Jason & the Scorchers chronology
| Still Standing (1986) | Thunder and Fire (1989) | Essential Jason and the Scorchers, Volume One: Are You Ready for the Country (1992) |

= Thunder and Fire =

Thunder and Fire is an album by the American band Jason & the Scorchers, released in 1989. The band promoted the album by playing shows with Webb Wilder and Bob Dylan, among others. "When the Angels Cry" and "Find You" were released as singles.
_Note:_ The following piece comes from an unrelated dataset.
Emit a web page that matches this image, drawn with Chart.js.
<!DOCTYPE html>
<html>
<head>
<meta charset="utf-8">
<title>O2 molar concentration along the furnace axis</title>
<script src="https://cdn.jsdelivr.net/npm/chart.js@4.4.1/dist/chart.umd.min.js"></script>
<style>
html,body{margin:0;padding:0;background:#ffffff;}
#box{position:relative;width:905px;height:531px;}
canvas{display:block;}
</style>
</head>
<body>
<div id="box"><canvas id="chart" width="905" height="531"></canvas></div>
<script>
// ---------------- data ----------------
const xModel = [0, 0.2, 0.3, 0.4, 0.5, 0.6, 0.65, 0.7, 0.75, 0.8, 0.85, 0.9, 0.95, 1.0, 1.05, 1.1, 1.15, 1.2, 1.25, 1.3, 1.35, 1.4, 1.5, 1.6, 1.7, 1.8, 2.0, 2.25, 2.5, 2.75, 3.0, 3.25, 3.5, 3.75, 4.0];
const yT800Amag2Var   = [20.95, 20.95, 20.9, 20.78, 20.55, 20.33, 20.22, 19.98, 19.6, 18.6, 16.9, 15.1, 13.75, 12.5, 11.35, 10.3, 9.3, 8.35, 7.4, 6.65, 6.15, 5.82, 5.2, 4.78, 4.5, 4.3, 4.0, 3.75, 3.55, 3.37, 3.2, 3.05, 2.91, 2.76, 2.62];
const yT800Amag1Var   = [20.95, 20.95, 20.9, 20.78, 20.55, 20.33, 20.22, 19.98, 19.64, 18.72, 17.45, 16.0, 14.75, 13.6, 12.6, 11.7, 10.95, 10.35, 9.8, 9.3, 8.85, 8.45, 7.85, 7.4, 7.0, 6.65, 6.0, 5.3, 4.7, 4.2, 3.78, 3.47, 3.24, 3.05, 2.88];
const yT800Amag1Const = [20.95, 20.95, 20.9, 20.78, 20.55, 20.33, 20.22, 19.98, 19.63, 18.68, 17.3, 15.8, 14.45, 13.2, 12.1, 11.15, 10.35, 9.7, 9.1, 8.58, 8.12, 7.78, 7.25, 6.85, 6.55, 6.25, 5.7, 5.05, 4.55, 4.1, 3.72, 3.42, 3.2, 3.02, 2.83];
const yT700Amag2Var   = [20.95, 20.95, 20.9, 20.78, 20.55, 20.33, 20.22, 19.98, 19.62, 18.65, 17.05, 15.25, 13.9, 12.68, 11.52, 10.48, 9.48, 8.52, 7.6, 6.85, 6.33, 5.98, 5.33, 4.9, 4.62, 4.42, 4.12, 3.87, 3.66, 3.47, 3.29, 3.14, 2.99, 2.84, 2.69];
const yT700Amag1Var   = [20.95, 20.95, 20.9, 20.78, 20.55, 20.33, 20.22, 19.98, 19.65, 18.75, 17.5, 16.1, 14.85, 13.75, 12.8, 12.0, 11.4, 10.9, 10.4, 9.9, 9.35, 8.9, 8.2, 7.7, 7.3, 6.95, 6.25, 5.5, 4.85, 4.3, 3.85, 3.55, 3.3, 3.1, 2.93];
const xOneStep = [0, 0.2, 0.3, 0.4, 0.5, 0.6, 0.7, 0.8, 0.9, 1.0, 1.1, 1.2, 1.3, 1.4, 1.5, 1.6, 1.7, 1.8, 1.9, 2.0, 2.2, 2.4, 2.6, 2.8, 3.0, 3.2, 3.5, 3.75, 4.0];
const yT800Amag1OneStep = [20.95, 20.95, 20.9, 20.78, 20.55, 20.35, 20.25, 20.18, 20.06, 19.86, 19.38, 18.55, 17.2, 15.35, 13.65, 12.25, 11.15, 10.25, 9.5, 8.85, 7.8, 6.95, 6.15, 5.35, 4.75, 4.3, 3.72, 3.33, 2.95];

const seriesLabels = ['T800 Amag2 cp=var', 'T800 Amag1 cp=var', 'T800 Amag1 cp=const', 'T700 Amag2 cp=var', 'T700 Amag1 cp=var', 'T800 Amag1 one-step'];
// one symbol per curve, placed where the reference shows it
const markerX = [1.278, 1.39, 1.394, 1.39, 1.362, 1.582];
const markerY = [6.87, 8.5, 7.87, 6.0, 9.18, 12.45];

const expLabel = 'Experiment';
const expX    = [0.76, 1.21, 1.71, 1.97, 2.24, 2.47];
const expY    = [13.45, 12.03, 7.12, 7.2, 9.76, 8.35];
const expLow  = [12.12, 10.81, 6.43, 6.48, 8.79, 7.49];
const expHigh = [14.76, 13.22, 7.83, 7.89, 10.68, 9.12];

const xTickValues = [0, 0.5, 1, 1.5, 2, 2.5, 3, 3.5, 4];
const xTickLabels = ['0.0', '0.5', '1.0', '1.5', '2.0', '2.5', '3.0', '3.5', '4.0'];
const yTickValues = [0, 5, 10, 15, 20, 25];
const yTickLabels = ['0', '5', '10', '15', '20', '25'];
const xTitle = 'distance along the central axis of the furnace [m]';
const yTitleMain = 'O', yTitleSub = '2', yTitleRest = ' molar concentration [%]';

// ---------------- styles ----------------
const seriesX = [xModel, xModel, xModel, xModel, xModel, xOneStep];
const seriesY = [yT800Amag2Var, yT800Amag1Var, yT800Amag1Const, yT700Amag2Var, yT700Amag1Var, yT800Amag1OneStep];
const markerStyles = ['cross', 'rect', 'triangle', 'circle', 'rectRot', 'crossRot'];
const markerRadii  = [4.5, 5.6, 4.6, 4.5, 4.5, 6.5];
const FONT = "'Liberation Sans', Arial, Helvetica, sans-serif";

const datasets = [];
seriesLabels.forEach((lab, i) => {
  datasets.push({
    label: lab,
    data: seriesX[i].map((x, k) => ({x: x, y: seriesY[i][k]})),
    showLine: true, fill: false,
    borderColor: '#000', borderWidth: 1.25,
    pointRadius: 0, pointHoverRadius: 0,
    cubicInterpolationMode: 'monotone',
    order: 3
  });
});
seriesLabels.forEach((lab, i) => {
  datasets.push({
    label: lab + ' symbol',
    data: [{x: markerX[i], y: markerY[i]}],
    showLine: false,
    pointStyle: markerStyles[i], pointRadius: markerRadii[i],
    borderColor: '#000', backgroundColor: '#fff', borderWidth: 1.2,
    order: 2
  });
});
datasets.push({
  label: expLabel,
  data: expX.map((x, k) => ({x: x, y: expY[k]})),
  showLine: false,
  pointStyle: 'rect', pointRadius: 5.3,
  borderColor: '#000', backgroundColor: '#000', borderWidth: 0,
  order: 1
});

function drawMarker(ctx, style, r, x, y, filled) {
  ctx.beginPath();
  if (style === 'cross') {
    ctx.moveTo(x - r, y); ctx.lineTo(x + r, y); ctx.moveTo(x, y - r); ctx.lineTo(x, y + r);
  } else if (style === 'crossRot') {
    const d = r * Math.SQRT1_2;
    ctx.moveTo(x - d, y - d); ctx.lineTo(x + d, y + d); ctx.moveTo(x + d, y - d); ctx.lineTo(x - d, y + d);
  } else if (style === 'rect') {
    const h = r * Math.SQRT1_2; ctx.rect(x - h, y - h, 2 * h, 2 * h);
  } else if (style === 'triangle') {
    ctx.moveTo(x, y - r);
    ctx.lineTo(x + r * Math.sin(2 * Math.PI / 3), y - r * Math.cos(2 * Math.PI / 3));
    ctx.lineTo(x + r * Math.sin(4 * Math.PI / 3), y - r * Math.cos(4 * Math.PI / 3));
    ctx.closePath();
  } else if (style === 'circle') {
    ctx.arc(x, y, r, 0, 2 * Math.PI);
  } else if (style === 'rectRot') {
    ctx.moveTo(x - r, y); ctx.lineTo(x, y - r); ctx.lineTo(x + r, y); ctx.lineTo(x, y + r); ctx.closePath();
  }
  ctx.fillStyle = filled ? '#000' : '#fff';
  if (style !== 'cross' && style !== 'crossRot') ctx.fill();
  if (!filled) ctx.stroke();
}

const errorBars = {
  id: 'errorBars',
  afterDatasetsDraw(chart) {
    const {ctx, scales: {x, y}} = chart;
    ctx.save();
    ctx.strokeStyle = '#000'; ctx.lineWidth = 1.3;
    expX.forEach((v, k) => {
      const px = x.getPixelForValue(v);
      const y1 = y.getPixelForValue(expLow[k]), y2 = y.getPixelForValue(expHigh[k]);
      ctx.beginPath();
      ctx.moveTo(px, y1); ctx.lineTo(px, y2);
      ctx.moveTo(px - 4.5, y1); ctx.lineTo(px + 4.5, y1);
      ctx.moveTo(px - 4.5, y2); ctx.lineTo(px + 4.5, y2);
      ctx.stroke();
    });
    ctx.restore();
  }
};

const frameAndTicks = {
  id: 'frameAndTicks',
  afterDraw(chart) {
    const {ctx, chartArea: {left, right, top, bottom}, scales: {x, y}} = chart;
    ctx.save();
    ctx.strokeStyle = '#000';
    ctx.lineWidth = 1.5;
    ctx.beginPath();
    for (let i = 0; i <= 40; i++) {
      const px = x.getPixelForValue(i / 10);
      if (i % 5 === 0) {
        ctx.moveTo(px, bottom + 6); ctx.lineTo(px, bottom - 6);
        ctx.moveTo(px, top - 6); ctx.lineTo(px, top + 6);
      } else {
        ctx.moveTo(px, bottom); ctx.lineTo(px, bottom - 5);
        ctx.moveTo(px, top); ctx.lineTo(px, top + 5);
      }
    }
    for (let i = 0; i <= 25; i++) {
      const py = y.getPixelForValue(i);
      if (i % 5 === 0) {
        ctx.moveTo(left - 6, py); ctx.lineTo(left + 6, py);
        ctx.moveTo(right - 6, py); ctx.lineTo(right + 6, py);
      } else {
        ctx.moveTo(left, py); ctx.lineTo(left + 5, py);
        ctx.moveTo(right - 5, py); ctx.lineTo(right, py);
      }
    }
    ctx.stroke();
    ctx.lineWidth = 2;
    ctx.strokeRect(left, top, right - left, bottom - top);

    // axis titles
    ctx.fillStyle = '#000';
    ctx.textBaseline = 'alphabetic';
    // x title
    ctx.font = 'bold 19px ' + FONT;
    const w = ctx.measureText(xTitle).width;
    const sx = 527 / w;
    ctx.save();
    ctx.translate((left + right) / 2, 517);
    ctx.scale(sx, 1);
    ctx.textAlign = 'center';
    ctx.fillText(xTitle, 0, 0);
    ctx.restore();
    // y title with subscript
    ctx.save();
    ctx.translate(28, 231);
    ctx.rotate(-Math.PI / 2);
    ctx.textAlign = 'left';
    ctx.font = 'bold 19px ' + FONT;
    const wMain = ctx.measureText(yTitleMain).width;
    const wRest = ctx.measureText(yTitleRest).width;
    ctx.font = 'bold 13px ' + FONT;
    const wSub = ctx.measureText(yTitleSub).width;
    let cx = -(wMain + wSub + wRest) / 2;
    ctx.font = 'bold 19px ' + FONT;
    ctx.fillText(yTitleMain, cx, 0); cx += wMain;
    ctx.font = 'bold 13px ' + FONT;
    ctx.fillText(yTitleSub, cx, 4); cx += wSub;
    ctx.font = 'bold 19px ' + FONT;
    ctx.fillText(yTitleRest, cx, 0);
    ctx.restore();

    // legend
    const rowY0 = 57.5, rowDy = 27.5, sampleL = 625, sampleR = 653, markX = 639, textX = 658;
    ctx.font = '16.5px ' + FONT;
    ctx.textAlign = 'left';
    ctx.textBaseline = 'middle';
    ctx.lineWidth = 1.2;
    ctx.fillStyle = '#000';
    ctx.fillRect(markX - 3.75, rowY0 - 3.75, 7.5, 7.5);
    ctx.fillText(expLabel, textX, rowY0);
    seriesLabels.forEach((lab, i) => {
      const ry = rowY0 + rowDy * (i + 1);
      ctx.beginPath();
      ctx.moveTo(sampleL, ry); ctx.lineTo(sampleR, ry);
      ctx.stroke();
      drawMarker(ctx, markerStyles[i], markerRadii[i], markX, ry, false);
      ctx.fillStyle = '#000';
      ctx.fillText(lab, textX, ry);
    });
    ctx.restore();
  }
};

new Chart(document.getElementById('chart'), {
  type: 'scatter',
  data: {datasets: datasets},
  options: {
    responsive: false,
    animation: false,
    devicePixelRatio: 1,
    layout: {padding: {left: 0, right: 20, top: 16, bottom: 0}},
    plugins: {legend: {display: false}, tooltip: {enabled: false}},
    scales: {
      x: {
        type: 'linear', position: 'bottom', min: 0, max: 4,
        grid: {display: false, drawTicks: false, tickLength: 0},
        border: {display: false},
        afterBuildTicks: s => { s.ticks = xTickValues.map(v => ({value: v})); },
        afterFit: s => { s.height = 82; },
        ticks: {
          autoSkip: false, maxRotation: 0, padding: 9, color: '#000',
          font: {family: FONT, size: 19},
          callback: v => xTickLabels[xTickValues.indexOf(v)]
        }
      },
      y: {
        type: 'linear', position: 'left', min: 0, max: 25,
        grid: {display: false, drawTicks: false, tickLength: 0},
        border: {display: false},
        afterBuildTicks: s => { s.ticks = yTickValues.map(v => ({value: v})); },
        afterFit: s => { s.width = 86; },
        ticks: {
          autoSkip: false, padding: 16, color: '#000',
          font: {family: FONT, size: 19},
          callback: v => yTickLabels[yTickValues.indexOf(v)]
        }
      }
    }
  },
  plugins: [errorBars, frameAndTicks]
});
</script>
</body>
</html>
The album was a commercial disappointment, failing to chart. The band broke up after the album's release, but reformed in the mid-1990s.

==Production==
The album was produced by Barry Beckett. The band placed stage lights in the studio, to reproduce the atmosphere of a live show. The Scorchers spent two years making the album, recording it with new members Andy York and Ken Fox; the band had around 45 songs from which to choose. "My Kingdom for a Car" is a cover of the Phil Ochs song. "Bible and a Gun" was cowritten by Steve Earle. Don Schlitz cowrote "When the Angels Cry".

==Critical reception==

Trouser Press wrote that, "rather than successfully integrating the group's stylistic impulses, Thunder and Fire divides them into reheated rockers that short the Scorchers' personality and semi-acoustic country numbers that seem out of place." The Washington Post concluded that it "comes closer to the band's high-voltage live show than any of its first three albums." The Richmond Times-Dispatch labeled that band "honest, unfussy and committed to delivering red hot rock 'n' roll." The Houston Chronicle considered it "a graceful attempt at gaining a wider audience without sacrificing the band's soul."
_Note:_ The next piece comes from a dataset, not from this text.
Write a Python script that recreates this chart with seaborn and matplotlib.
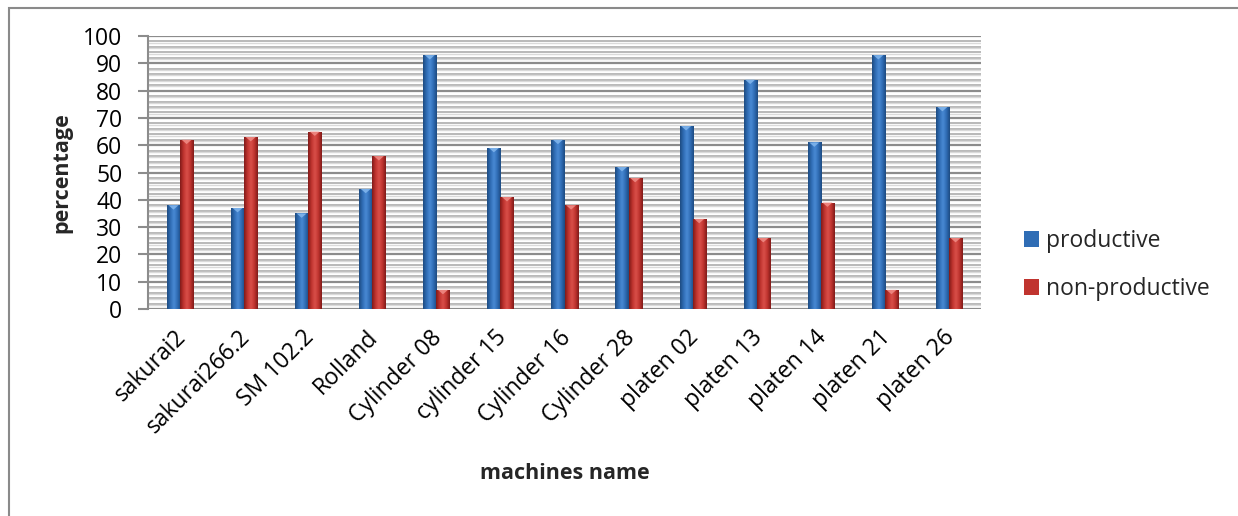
import numpy as np
import pandas as pd
import matplotlib
matplotlib.use("Agg")
import matplotlib.pyplot as plt
import matplotlib.transforms as mtransforms
from matplotlib.patches import Rectangle, Polygon
from matplotlib.colors import LinearSegmentedColormap
import seaborn as sns

machines = ["sakurai2", "sakurai266.2", "SM 102.2", "Rolland", "Cylinder 08",
            "cylinder 15", "Cylinder 16", "Cylinder 28", "platen 02", "platen 13",
            "platen 14", "platen 21", "platen 26"]
productive = [38, 37, 35, 44, 93, 59, 62, 52, 67, 84, 61, 93, 74]
non_productive = [62, 63, 65, 56, 7, 41, 38, 48, 33, 26, 39, 7, 26]
series_names = ["productive", "non-productive"]

df = pd.DataFrame({
    "machine": machines * 2,
    "value": productive + non_productive,
    "series": [series_names[0]] * len(machines) + [series_names[1]] * len(machines),
})

sns.set_theme(style="white")
plt.rcParams["font.family"] = ["Open Sans", "DejaVu Sans"]

base_colors = {"productive": "#2f6db5", "non-productive": "#c0342f"}
shades = {
    "productive": ["#1d4a80", "#2f6db5", "#4a8ad4", "#2f6db5", "#1d4a80"],
    "non-productive": ["#7f1a18", "#c0342f", "#d9504a", "#c0342f", "#7f1a18"],
}
caps = {"productive": "#7fb4ec", "non-productive": "#ef8a84"}

fig = plt.figure(figsize=(12.38, 5.16), dpi=100)
ax = fig.add_axes([148 / 1238, 1 - 309 / 516, (981 - 148) / 1238, (309 - 36) / 516])

sns.barplot(data=df, x="machine", y="value", hue="series", palette=base_colors,
            width=0.41, gap=0, ax=ax, saturation=1, legend=True, zorder=3)

ax.set_ylim(0, 100)
ax.set_xlim(-0.5, len(machines) - 0.5)

# gridlines: major every 10, minor every 2
for y in np.arange(0, 101, 2):
    if y % 10 == 0:
        ax.axhline(y, color="#8c8c8c", lw=1.6, zorder=1)
    else:
        ax.axhline(y, color="#b3b3b3", lw=1.3, zorder=1)
        ax.axhline(y - 0.45, color="#dadada", lw=1.0, zorder=1)

# cylinder-style shading on each bar
n = len(machines)
for i, patch in enumerate(ax.patches[: 2 * n]):
    key = series_names[i // n]
    cmap = LinearSegmentedColormap.from_list(key, shades[key])
    x0, y0 = patch.get_x(), patch.get_y()
    w, h = patch.get_width(), patch.get_height()
    grad = np.linspace(0, 1, 64).reshape(1, -1)
    im = ax.imshow(grad, cmap=cmap, aspect="auto", extent=[x0, x0 + w, y0, y0 + h],
                   zorder=4, interpolation="bicubic")
    im.set_clip_path(patch)
    cap = Polygon([[x0 + w * 0.12, y0 + h], [x0 + w * 0.88, y0 + h],
                   [x0 + w * 0.5, y0 + h - 1.6]], closed=True,
                  facecolor=caps[key], edgecolor="none", zorder=5, alpha=0.9)
    ax.add_patch(cap)
    patch.set_edgecolor("none")

ax.set_yticks(np.arange(0, 101, 10))
ax.tick_params(axis="y", which="major", length=7.5, width=1.5, color="#8c8c8c",
               labelsize=16.5, pad=11, left=True, labelcolor="black")
ax.tick_params(axis="x", length=0, labelsize=16.5, pad=12, labelcolor="black")
shift = mtransforms.ScaledTranslation(-6 / 100, 0, fig.dpi_scale_trans)
for lab in ax.get_xticklabels():
    lab.set_rotation(45)
    lab.set_ha("right")
    lab.set_va("top")
    lab.set_rotation_mode("anchor")
    lab.set_transform(lab.get_transform() + shift)

for side in ["top", "right", "bottom"]:
    ax.spines[side].set_visible(False)
ax.spines["left"].set_color("#8c8c8c")
ax.spines["left"].set_linewidth(1.5)

ax.set_ylabel("percentage", fontsize=15.5, fontweight="bold", labelpad=8)
ax.set_xlabel("machines name", fontsize=15.5, fontweight="bold", labelpad=17.5)

# legend with shaded square keys
handles, labels = ax.get_legend_handles_labels()
for h in handles:
    h.set_edgecolor("none")
leg = ax.legend(handles, labels, loc="center left",
                bbox_to_anchor=((1024 - 148) / 833, (309 - 265) / 273),
                frameon=False, fontsize=16.5, handlelength=0.65, handleheight=0.65,
                handletextpad=0.3, labelspacing=1.05, borderaxespad=0, borderpad=0)

# chart frame
fig.add_artist(Rectangle((8.5 / 1238, -0.1), 1.2, 1 - 7.5 / 516 + 0.1,
                         transform=fig.transFigure, fill=False,
                         edgecolor="#8a8a8a", lw=1.5))

fig.savefig("out.png", dpi=100)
The Chicago Tribune determined that "Jason is no snarler—his voice is plaintive—and his melodies keep ringing long after the volume subsides." The New York Times concluded that "few bands can deliver clanging, stomping, crunching flat-out rock-and-roll like Jason and the Scorchers." The Chicago Sun-Times opined that Thunder and Fire "lacks the songwriting richness of previous efforts, but it comes close to capturing the concert sizzle of America's most incendiary roots-rock band." The Providence Journal listed the album as one of the ten best of 1989.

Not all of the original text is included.